I approached Amma Asante’s Belle with a great deal of trepidation. The term “costume picture” has come to suggest the Masterpiece Theatre or Merchant Ivory realm of movies — a type of movie that more often than not is what I think of as le cinema avec a stick up its butt. So with echoes of Alfred Hitchcock saying, “I can never imagine people in costume pictures going to the bathroom,” ringing in my ears, I settled in for what I assumed would be a trial — especially at a 9 a.m. screening. I was very pleasantly surprised when it turned out that Belle is actually a good movie — not a great movie, but it’s a good one that is sometimes very, very good. It has heart, wit and it’s very entertaining. It is also a stunningly gorgeous film with some of the finest uses of natural light I’ve seen in years.

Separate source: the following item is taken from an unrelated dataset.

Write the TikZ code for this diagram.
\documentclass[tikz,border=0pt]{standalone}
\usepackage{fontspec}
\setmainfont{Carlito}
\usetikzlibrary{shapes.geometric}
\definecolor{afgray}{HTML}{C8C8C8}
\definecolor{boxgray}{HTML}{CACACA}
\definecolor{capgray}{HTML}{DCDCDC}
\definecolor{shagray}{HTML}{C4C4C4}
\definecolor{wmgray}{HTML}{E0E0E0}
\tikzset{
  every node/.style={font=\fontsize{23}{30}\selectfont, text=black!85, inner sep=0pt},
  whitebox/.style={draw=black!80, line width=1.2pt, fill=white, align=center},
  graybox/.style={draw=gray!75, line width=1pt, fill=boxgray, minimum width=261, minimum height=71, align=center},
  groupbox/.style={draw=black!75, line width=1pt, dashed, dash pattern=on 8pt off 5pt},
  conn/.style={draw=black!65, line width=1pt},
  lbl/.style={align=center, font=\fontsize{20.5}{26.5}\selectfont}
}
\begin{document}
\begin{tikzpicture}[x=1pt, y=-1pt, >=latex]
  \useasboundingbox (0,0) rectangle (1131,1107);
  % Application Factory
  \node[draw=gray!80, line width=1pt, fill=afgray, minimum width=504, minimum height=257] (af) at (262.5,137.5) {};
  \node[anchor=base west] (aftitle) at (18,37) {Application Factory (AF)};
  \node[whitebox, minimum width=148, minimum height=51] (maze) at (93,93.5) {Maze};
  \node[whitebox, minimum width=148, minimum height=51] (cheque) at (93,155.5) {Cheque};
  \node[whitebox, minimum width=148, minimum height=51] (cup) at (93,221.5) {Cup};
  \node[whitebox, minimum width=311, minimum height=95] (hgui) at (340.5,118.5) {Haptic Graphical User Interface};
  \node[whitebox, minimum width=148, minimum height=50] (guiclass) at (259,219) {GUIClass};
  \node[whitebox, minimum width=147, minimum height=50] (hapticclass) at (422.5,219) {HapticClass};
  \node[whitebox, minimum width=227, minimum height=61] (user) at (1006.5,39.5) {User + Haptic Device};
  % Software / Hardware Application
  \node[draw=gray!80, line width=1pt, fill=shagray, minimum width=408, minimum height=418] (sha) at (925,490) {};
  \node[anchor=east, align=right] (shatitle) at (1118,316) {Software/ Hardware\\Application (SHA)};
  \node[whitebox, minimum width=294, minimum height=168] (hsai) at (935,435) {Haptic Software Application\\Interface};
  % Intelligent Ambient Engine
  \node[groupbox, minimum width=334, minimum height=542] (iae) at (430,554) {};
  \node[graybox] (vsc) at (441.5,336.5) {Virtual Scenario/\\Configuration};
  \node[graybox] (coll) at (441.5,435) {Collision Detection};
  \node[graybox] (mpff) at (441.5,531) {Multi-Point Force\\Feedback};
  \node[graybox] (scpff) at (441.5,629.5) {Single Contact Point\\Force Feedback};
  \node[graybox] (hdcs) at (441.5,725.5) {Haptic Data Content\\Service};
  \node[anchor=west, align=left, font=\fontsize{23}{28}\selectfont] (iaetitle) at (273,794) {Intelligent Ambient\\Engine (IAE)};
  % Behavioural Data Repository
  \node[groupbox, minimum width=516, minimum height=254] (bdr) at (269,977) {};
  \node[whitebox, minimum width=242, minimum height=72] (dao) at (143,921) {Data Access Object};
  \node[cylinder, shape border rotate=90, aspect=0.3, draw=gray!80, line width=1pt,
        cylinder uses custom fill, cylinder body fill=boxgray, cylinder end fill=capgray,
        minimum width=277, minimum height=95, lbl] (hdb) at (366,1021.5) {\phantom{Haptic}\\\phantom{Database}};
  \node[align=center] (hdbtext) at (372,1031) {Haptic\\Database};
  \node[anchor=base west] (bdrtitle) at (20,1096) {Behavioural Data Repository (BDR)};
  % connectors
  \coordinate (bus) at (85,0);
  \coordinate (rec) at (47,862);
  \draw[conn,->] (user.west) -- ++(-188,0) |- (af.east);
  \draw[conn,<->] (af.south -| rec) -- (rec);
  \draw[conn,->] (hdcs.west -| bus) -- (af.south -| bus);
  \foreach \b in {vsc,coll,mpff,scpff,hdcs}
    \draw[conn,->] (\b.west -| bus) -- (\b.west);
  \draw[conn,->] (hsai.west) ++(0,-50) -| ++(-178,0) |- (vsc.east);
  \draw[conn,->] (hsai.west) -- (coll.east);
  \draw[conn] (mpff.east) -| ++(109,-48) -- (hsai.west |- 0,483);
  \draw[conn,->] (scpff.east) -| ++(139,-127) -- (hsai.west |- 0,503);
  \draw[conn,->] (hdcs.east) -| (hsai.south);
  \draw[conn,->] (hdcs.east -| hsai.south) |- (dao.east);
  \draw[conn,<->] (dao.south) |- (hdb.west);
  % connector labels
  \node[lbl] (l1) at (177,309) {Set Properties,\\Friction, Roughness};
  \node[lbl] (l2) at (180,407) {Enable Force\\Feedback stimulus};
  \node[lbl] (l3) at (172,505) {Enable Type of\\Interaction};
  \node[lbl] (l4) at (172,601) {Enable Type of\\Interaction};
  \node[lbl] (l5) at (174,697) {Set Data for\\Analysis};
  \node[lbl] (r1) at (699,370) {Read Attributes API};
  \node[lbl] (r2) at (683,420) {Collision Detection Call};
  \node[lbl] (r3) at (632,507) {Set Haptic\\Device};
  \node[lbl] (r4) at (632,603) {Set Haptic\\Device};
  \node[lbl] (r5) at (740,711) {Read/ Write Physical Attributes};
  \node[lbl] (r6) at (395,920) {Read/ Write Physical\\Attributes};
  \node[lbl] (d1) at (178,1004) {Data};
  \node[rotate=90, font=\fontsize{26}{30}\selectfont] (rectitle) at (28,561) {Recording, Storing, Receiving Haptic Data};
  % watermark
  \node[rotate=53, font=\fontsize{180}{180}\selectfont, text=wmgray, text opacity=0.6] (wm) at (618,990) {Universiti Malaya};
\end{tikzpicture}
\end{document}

Belle tells the story of Dido Elizabeth Belle (Brit TV actress Gugu Mbatha-Raw), the illegitmate daughter of Captain Sir John Lindsay (Matthew Goode), who deposits his motherless child (played as a child by newcomer Lauren Julien Box) at the family estate in the charge of the young girl’s great uncle, Lord Mansfield (Tom Wilkinson). The catch is that he has neglected to tell the family that Dido’s mother was black. Even so, Lord and Lady (Emily Watson) Mansfield have little choice but to raise Dido — who becomes like a sister to their daughter, Elizabeth (Sarah Gadon, A Dangerous Method). However, she is not allowed to dine with the family (more, it seems, because she’s illegitimate than because of her color), and, unlike Elizabeth, she is not “brought out” into society. Ironically — because her father has died and she is an heiress — she is the one who becomes engaged to a socially prominent young man.

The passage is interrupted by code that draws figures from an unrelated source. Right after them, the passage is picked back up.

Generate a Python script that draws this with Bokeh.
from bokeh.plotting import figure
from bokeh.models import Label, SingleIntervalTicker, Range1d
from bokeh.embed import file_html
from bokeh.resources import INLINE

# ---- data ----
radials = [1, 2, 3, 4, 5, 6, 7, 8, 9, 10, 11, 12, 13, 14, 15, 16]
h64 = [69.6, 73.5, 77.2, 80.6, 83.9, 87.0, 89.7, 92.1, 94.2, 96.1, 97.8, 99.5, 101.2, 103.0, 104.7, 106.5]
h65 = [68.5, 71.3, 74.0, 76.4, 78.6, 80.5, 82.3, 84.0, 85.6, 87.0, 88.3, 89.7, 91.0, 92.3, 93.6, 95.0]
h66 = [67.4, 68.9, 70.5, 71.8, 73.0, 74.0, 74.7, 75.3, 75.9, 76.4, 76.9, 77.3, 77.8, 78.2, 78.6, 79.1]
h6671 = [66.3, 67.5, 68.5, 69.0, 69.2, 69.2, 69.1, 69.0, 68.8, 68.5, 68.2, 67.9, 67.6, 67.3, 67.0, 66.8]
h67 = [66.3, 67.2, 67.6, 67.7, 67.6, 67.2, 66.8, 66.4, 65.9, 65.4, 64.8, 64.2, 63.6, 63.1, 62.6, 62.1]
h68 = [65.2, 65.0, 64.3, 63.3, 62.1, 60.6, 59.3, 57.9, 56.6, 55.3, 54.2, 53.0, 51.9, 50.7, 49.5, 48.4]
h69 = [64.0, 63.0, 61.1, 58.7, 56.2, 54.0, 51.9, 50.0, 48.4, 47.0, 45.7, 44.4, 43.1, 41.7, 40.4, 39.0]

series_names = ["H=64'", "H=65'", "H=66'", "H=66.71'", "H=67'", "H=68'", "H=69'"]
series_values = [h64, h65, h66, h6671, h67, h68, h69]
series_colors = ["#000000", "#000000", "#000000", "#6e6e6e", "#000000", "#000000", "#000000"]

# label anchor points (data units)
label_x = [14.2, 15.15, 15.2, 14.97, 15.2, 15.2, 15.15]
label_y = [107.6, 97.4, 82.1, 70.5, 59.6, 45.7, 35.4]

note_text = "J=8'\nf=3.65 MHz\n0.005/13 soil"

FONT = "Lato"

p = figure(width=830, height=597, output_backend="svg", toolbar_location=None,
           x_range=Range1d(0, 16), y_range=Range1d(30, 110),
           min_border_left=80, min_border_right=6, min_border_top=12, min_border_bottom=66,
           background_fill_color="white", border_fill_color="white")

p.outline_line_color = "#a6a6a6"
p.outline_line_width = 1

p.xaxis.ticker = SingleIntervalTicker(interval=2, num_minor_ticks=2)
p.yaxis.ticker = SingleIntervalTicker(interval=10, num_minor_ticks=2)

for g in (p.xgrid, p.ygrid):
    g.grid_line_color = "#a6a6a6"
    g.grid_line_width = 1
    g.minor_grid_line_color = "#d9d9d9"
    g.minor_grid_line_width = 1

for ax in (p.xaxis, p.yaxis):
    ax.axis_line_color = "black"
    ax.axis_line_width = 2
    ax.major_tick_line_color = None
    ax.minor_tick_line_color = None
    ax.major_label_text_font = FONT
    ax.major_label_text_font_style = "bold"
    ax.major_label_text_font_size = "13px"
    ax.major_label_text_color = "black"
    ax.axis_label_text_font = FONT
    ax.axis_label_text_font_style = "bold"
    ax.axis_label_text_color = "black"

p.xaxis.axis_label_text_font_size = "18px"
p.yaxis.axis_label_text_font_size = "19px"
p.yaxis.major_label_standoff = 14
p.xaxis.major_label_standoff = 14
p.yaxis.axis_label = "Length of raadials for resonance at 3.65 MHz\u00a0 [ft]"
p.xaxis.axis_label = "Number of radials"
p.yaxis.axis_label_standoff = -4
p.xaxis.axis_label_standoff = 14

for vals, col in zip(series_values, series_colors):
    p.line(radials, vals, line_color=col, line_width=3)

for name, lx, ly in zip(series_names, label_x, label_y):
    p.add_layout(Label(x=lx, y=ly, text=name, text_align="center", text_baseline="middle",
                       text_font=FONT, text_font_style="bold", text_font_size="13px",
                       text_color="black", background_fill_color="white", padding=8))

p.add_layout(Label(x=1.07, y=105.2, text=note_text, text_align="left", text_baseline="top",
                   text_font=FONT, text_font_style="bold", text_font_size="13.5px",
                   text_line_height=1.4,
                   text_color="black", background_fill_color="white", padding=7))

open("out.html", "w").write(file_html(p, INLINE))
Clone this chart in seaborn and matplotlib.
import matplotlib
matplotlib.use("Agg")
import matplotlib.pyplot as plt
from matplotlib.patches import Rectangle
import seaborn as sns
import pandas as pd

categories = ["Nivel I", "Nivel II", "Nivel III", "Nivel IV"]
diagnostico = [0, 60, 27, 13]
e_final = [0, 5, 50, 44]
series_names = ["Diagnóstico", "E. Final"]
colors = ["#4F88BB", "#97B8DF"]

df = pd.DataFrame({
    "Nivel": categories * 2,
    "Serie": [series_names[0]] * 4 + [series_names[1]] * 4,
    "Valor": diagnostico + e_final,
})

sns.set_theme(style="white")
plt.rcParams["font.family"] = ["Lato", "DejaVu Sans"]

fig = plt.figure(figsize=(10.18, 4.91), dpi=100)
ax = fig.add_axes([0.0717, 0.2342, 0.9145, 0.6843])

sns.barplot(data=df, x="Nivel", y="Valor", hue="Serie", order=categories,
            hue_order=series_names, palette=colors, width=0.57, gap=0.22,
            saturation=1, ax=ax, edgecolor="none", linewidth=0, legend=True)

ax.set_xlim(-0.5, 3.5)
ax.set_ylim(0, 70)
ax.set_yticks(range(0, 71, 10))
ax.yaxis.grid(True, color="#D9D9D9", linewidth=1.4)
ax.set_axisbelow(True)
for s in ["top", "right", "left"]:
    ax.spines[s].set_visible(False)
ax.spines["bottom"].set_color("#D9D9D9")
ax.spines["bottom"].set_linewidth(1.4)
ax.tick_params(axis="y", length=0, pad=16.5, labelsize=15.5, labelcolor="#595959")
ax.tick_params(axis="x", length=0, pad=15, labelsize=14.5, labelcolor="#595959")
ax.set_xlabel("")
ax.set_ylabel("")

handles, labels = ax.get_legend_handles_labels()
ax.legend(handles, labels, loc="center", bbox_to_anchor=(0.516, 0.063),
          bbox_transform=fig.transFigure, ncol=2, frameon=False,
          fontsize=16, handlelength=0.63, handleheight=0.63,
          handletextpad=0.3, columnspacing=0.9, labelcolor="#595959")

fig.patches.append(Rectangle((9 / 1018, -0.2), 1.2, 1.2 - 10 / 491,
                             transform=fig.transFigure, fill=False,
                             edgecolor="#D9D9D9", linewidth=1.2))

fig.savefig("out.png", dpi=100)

All of this is played against the background of Lord Mansfield — who is Lord Chief Justice — sitting in judgment on a very high-profile case involving an insurance claim in which a “cargo” of slaves was thrown overboard and drowned — supposedly because there wasn’t water for them. The two stories complement each other. The legal case also ties Dido ever further to would-be lawyer abolitionist John Davinier (Sam Reid, The Railway Man), with whom she had a “meet cute” early in the film. (Yes, you know where this is going. This is, after all, a movie.)

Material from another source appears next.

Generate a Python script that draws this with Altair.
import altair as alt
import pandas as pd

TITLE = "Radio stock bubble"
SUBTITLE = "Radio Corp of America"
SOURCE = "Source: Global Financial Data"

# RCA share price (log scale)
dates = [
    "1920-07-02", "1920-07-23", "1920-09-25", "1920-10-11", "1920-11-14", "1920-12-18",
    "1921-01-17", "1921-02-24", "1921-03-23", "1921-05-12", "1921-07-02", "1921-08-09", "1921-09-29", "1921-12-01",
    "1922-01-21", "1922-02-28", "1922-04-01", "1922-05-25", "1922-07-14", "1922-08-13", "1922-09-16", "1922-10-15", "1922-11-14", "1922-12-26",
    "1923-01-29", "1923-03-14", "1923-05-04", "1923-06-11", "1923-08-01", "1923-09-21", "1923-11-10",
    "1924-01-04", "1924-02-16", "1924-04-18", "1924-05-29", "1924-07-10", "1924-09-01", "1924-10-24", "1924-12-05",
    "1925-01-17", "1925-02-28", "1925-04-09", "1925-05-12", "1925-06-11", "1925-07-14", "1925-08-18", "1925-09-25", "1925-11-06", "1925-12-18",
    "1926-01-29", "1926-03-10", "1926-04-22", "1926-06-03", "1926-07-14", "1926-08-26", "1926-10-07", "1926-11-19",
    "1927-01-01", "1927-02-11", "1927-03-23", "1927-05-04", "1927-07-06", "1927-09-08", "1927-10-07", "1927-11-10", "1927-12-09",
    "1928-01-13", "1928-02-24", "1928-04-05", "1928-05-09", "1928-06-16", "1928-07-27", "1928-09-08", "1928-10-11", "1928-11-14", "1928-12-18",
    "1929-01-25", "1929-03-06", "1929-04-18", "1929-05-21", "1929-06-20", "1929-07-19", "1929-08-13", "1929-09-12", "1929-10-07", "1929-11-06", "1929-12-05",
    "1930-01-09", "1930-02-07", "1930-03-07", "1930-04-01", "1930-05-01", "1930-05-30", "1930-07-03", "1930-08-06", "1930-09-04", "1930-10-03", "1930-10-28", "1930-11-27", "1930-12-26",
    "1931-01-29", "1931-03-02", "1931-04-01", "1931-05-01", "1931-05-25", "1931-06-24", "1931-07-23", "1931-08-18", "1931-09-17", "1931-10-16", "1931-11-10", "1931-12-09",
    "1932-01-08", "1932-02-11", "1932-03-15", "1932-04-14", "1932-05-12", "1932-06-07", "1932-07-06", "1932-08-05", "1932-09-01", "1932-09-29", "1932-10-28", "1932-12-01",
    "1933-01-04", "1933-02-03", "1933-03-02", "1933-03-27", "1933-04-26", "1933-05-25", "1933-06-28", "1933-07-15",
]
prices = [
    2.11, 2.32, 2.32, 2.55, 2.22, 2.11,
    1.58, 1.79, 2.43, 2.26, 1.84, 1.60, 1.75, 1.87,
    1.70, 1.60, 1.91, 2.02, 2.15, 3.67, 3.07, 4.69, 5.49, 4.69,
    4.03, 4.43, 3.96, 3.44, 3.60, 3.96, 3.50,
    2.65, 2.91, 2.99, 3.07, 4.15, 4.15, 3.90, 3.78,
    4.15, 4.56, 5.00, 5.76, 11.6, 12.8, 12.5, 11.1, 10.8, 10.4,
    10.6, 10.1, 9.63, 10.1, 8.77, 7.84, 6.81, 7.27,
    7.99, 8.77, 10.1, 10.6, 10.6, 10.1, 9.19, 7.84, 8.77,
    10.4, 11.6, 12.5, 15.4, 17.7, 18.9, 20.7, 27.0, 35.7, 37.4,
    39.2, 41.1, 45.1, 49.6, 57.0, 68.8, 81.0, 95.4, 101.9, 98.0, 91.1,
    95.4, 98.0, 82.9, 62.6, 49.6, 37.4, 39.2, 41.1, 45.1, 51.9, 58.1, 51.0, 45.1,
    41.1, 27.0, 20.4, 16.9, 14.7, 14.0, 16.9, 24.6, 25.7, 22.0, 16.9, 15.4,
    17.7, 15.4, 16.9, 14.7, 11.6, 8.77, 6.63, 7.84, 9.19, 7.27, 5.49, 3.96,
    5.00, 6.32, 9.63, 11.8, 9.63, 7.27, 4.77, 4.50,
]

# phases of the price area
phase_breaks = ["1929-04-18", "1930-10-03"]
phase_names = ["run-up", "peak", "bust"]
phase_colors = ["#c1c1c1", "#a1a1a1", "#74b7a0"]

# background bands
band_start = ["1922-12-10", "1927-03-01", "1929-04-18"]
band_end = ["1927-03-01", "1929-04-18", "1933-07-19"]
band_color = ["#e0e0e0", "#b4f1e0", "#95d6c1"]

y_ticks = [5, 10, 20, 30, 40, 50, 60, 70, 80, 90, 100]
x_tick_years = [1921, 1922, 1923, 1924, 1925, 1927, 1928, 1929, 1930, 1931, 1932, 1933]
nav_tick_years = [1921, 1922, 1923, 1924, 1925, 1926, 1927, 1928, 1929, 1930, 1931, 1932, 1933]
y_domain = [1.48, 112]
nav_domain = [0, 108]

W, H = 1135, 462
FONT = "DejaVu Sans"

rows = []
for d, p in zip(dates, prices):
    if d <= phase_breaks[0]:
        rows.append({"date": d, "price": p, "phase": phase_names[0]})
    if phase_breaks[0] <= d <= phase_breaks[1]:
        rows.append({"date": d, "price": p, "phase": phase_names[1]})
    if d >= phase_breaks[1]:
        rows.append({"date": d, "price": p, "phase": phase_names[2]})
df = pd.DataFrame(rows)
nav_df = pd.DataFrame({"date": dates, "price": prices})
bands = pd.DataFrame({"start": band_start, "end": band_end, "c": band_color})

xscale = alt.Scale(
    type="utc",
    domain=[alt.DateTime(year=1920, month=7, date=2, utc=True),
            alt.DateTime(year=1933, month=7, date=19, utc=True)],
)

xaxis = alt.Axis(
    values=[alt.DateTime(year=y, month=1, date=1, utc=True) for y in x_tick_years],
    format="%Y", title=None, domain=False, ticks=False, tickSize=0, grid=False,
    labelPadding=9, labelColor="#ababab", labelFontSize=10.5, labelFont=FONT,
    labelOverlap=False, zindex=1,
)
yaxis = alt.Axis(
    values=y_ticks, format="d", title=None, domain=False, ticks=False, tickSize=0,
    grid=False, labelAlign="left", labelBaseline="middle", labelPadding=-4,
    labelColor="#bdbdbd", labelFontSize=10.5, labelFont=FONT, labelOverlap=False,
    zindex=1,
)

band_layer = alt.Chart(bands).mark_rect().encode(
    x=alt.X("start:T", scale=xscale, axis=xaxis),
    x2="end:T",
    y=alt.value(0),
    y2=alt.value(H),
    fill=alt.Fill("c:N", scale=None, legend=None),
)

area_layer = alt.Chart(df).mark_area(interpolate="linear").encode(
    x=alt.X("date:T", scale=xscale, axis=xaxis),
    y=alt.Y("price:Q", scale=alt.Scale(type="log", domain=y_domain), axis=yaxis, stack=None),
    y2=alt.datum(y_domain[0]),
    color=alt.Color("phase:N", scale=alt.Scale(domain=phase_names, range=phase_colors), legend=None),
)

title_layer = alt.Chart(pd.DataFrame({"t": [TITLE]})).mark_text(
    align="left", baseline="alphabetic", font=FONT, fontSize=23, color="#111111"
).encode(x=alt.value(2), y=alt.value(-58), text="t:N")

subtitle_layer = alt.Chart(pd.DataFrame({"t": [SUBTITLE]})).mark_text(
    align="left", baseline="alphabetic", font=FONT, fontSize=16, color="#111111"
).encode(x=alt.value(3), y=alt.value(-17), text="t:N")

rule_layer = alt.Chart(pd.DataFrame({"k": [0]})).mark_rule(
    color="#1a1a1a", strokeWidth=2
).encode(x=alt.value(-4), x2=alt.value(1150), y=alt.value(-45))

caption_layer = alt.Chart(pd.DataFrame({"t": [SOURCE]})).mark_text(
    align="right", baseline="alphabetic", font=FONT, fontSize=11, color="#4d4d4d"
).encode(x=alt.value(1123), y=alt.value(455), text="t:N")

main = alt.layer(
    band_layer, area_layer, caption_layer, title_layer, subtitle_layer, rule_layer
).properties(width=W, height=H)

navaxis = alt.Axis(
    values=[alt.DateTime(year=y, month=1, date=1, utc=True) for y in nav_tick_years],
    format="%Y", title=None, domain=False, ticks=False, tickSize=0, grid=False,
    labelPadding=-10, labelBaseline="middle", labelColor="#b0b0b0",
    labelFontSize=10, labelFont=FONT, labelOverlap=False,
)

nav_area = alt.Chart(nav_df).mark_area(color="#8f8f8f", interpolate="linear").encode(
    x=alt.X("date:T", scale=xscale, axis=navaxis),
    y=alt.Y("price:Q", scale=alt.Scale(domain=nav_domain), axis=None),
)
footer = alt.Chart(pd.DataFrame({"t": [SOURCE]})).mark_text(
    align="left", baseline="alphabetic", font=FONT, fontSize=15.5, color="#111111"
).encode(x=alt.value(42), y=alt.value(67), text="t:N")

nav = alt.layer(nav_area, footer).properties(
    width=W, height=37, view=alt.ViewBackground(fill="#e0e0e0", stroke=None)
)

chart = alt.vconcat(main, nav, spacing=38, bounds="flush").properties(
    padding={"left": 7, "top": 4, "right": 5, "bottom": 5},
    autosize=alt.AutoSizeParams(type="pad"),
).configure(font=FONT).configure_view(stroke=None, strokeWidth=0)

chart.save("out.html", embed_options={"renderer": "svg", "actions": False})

Though the film is fact-based — and heavily touted that way — it strongly appears that the facts have been somewhat manipulated for dramatic purposes. Filmmaker Amma Asante has, in fact, said that the film was created from her response to Johann Zoffay’s painting of Dido and Elizabeth: “Everything you will have taken thematically from the film is what the portrait said to me the first time I saw it,” she says. She further notes, “I looked at that portrait and thought: Oh my God — look how Elizabeth loves her! I have never seen a person of color in a painting from this period not being treated as a pet. … It said: I am here. I’m relevant. I’m a lady. I’m brown. I’m made up of many things. I’m happy with who I am.” In other words, the film is only partly concerned with being an historically accurate biopic and is more a depiction of what Assante felt was underlying in that painting. Traditional? Maybe not, but it works — thanks to Asssante’s skills and the splendid performances of a first-rate cast. Rated PG for thematic elements, some language and brief smoking images.